Marc Henry - You've got World Cup and European Cup winners in the squad, but how important would be winning the Carabao Cup for the long-term development of the team?
"I think it has to be an obsession for us to win trophies, to win things. I think you guys [the fans] feel even more than me, you are here longer than me, that we have to win. This club is about winning trophies. It is about competing and fighting in every trophy that we are in. And this Carabao is not smaller than a Champions League, than a Europa League. Obviously, it's different dimensions but, for us, it's a trophy and we want to win it. Obviously, to arrive there, to go to Wembley, it's a tough journey. We know, it's difficult. But we want to take these small steps first. And every time we make a step, we want to do it with the certainty that we are moving in the right direction and I think we are in the right direction but the reality that we are not there yet.
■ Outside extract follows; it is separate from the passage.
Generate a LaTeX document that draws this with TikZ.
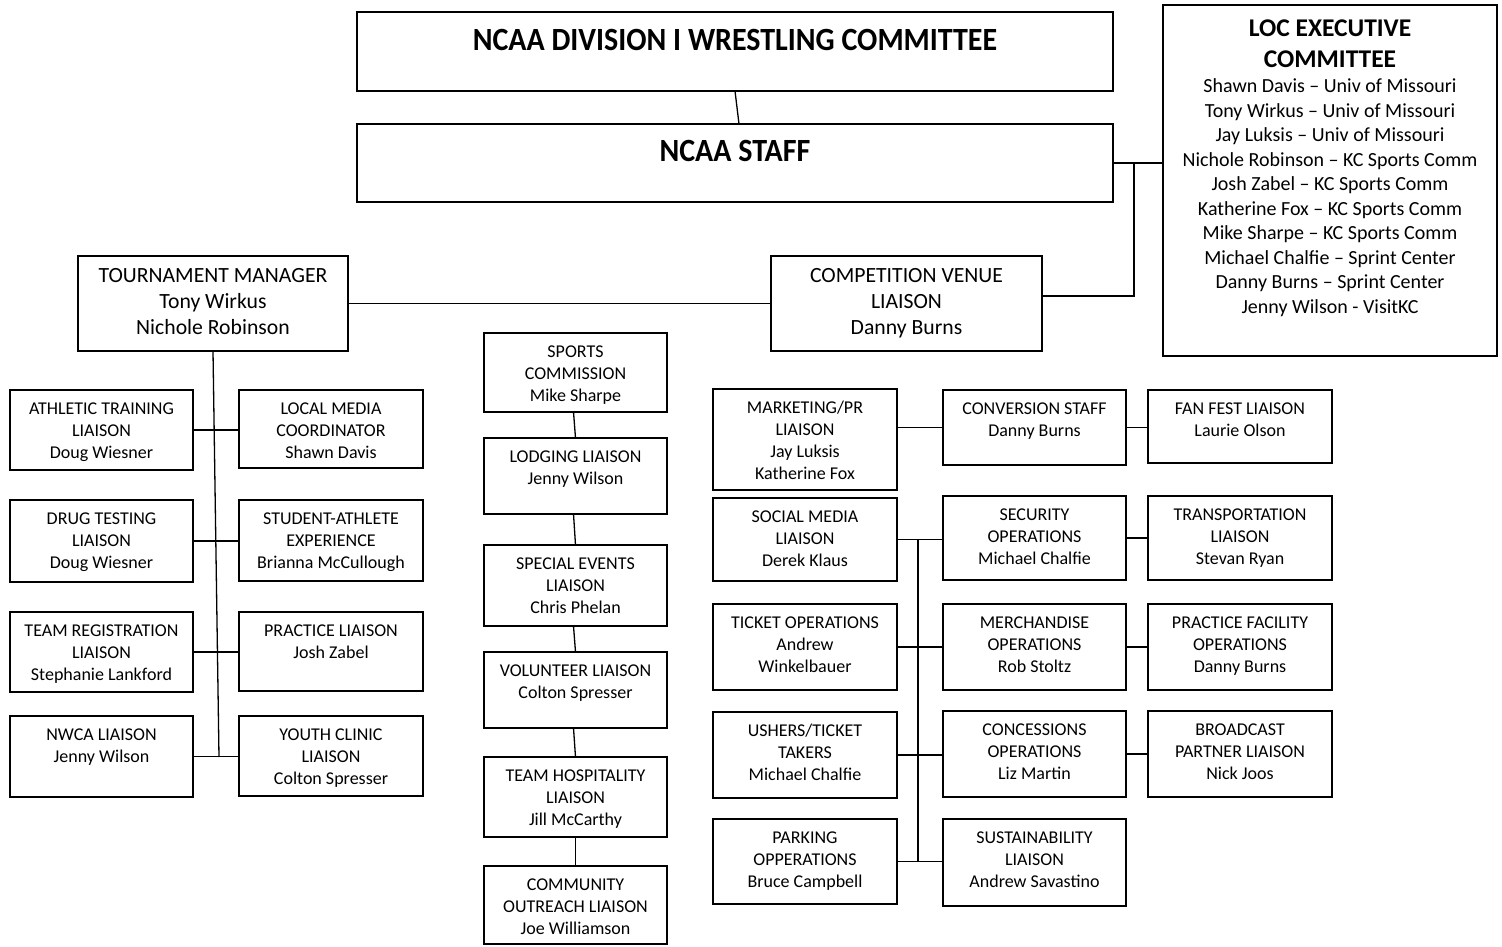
\documentclass[tikz,border=0pt]{standalone}
\usepackage{fontspec}
\setmainfont{Carlito}
\usetikzlibrary{calc}
\tikzset{
  obx/.style={draw=black, line width=1.3pt, inner sep=0pt, outer sep=0pt},
  sm/.style={font=\fontsize{18}{22}\selectfont, align=center, inner sep=0pt, anchor=north, yshift=-8.4pt},
  md/.style={font=\fontsize{21.7}{26}\selectfont, align=center, inner sep=0pt, anchor=north, yshift=-8.3pt},
  ttl/.style={font=\bfseries\fontsize{30}{36}\selectfont, inner sep=0pt, anchor=base},
  ln/.style={line width=1.3pt, draw=black},
}
\newcommand\obox[7]{%
  \node[obx, anchor=north west, minimum width={#4-#2}, minimum height={#5-#3}] (#1) at (#2,#3) {};
  \node[#6] (#1-t) at (#1.north) {\strut #7};
}
\begin{document}
\begin{tikzpicture}[x=1pt,y=-1pt]
\fill[white] (0,0) rectangle (1502,947);
\useasboundingbox (0,0) rectangle (1502,947);

% top
\node[obx, anchor=north west, minimum width=756, minimum height=79] (div) at (357,12) {};
\node[ttl, yshift=-38.5pt] (div-t) at (div.north) {\scalebox{1}[1.08]{NCAA DIVISION I WRESTLING COMMITTEE}};
\node[obx, anchor=north west, minimum width=756, minimum height=78] (staff) at (357,124) {};
\node[ttl, yshift=-37.5pt] (staff-t) at (staff.north) {\scalebox{1}[1.08]{NCAA STAFF}};

% LOC
\node[obx, anchor=north west, minimum width=334, minimum height=351] (loc) at (1163,5) {};
\node[font=\bfseries\fontsize{25.5}{31}\selectfont, align=center, inner sep=0pt, anchor=north, yshift=-9.5pt] (loc-h) at (loc.north) {\strut LOC EXECUTIVE\\COMMITTEE};
\node[font=\fontsize{20}{24.5}\selectfont, align=center, inner sep=0pt, anchor=north, yshift=-70.3pt] (loc-b) at (loc.north) {\strut Shawn Davis – Univ of Missouri\\Tony Wirkus – Univ of Missouri\\Jay Luksis – Univ of Missouri\\Nichole Robinson – KC Sports Comm\\Josh Zabel – KC Sports Comm\\Katherine Fox – KC Sports Comm\\Mike Sharpe – KC Sports Comm\\Michael Chalfie – Sprint Center\\Danny Burns – Sprint Center\\Jenny Wilson - VisitKC};

% managers
\obox{tm}{78}{256}{348}{351}{md}{TOURNAMENT MANAGER\\Tony Wirkus\\Nichole Robinson}
\obox{cv}{771}{256}{1042}{351}{md}{COMPETITION VENUE\\LIAISON\\Danny Burns}

% left block
\obox{ath}{10}{390}{193}{470}{sm}{ATHLETIC TRAINING\\LIAISON\\Doug Wiesner}
\obox{lmc}{239}{390}{423}{468}{sm}{LOCAL MEDIA\\COORDINATOR\\Shawn Davis}
\obox{drg}{10}{500}{193}{582}{sm}{DRUG TESTING\\LIAISON\\Doug Wiesner}
\obox{sae}{239}{500}{423}{581}{sm}{STUDENT-ATHLETE\\EXPERIENCE\\Brianna McCullough}
\obox{trg}{10}{612}{193}{692}{sm}{TEAM REGISTRATION\\LIAISON\\Stephanie Lankford}
\obox{prl}{239}{612}{423}{691}{sm}{PRACTICE LIAISON\\Josh Zabel}
\obox{nwc}{10}{716}{193}{797}{sm}{NWCA LIAISON\\Jenny Wilson}
\obox{yth}{239}{716}{423}{796}{sm}{YOUTH CLINIC\\LIAISON\\Colton Spresser}

% middle column
\obox{spc}{484}{333}{667}{412}{sm}{SPORTS\\COMMISSION\\Mike Sharpe}
\obox{lod}{484}{438}{667}{514}{sm}{LODGING LIAISON\\Jenny Wilson}
\obox{spe}{484}{545}{667}{626}{sm}{SPECIAL EVENTS\\LIAISON\\Chris Phelan}
\obox{vol}{484}{652}{667}{728}{sm}{VOLUNTEER LIAISON\\Colton Spresser}
\obox{hos}{484}{757}{667}{837}{sm}{TEAM HOSPITALITY\\LIAISON\\Jill McCarthy}
\obox{com}{484}{866}{667}{944}{sm}{COMMUNITY\\OUTREACH LIAISON\\Joe Williamson}

% right block
\obox{mkt}{713}{389}{897}{490}{sm}{MARKETING/PR\\LIAISON\\Jay Luksis\\Katherine Fox}
\obox{soc}{713}{498}{897}{581}{sm}{SOCIAL MEDIA\\LIAISON\\Derek Klaus}
\obox{tkt}{713}{604}{897}{690}{sm}{TICKET OPERATIONS\\Andrew\\Winkelbauer}
\obox{ush}{713}{712}{897}{798}{sm}{USHERS/TICKET\\TAKERS\\Michael Chalfie}
\obox{prk}{713}{819}{897}{904}{sm}{PARKING\\OPPERATIONS\\Bruce Campbell}
\obox{cnv}{943}{390}{1126}{465}{sm}{CONVERSION STAFF\\Danny Burns}
\obox{sec}{943}{496}{1126}{580}{sm}{SECURITY\\OPERATIONS\\Michael Chalfie}
\obox{mer}{943}{604}{1126}{690}{sm}{MERCHANDISE\\OPERATIONS\\Rob Stoltz}
\obox{cns}{943}{711}{1126}{797}{sm}{CONCESSIONS\\OPERATIONS\\Liz Martin}
\obox{sus}{943}{819}{1126}{906}{sm}{SUSTAINABILITY\\LIAISON\\Andrew Savastino}
\obox{fan}{1148}{390}{1332}{463}{sm}{FAN FEST LIAISON\\Laurie Olson}
\obox{trn}{1148}{496}{1332}{580}{sm}{TRANSPORTATION\\LIAISON\\Stevan Ryan}
\obox{pfo}{1148}{604}{1332}{690}{sm}{PRACTICE FACILITY\\OPERATIONS\\Danny Burns}
\obox{brd}{1148}{711}{1332}{797}{sm}{BROADCAST\\PARTNER LIAISON\\Nick Joos}

% connectors: top
\draw[ln] (div.south) -- ($(staff.north)+(4,0)$);
\draw[ln] (staff.east) -- (staff.east -| loc.west);
\coordinate (j1) at (1134,163);
\coordinate (j2) at (1134,296);
\draw[ln] (j1) -- (j2) -- (j2 -| cv.east);
\draw[ln] (tm.east) -- (cv.west);

% left block
\coordinate (tmb) at (219,757);
\draw[ln] (tm.south) -- (tmb);
\draw[ln] (ath.east) -- (ath.east -| lmc.west);
\draw[ln] (drg.east) -- (drg.east -| sae.west);
\draw[ln] (trg.east) -- (trg.east -| prl.west);
\draw[ln] (nwc.east) -- (nwc.east -| yth.west);

% middle column
\draw[ln] ($(spc.south)+(-2,0)$) -- (lod.north);
\draw[ln] ($(lod.south)+(-2,0)$) -- (spe.north);
\draw[ln] ($(spe.south)+(-2,0)$) -- (vol.north);
\draw[ln] ($(vol.south)+(-2,0)$) -- (hos.north);
\draw[ln] (hos.south) -- (com.north);

% right block
\draw[ln] (cnv.west -| mkt.east) -- (cnv.west);
\draw[ln] (cnv.east) -- (cnv.east -| fan.west);
\coordinate (bt) at ($(soc.east)+(21,0)$);
\coordinate (bb) at ($(prk.east)+(21,0)$);
\draw[ln] (bt) -- (bb);
\draw[ln] (soc.east) -- (soc.east -| sec.west);
\draw[ln] (tkt.east) -- (tkt.east -| mer.west);
\draw[ln] (ush.east) -- (ush.east -| cns.west);
\draw[ln] (prk.east) -- (prk.east -| sus.west);
\draw[ln] (sec.east) -- (sec.east -| trn.west);
\draw[ln] (mer.east) -- (mer.east -| pfo.west);
\draw[ln] (cns.east) -- (cns.east -| brd.west);
\end{tikzpicture}
\end{document}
But to arrive there, we have to build many things first and I think this competition would be a very first big and firm step that we could take, especially because it is the first trophy of the season, and we are close. We have to have this type of mentality and face the game tomorrow like it is a Premier League game or the Europa League final or something like this. We have to, as it should and, hopefully, we can be celebrating in a month or so."